Emily’s campaign started simply over teacups in 1889 with a call for female friends to join her pledge to ‘Wear No Feathers’. It was an unpopular appeal. 

She and co-campaigners, Eliza Phillips and Etta Lemon, were jeered at by the mighty plumage trade and by Victorian fashion victims alike. 

But over time the movement snowballed – to a victorious conclusion. 

As Emily showed, in calling out the cruel fashion for feathers, one voice can make a difference.

A statue of Emily Williamson will be a catalyst for change: a symbol of what can be achieved, and a reminder that we can all play our part in bringing change.

“I was astonished to discover that the RSPB was started by women,” says social historian and author, Tessa Boase.

“Uncovering the RSPB’s eco feminist roots has been an inspiring journey for me, both as a feminist and a nature lover. 

“I want to see Emily Williamson, Eliza Phillips and Etta Lemon entering the national curriculum.
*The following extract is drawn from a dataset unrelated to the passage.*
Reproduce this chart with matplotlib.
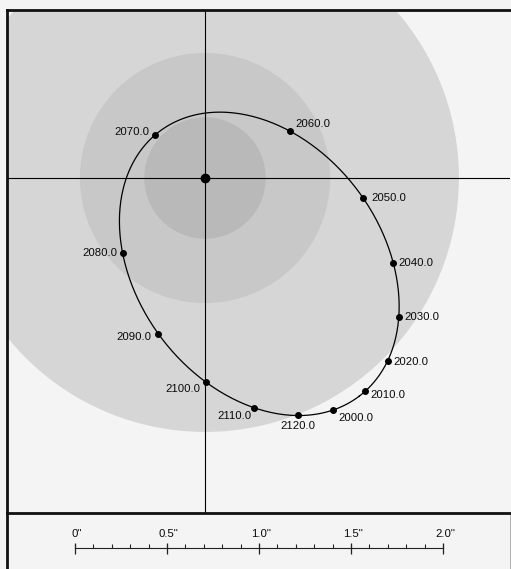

I want them to become household names. 

“A statue of Emily will kick-start an important wider debate about how women get remembered.”

Andrew Simcock, Chair of the Emily Williamson Statue Committee, says: “There is so much to learn from Emily’s story that people will find empowering, particularly at a time when we face such huge environmental challenges.  

“Her efforts to transform attitudes and behaviours took time, drive and dedication, but she didn’t give up and as a result has created an incredible legacy that deserves celebration.”

Gillian Burke, BBC wildlife presenter, says: “This statue of Emily Williamson will be a game-changer. 

“It will change how the RSPB is viewed today, and how birding is perceived. People think it’s very male-dominated. 

“We’re updating, retelling, rethinking the culture around being a naturalist, a birder and a nature enthusiast.”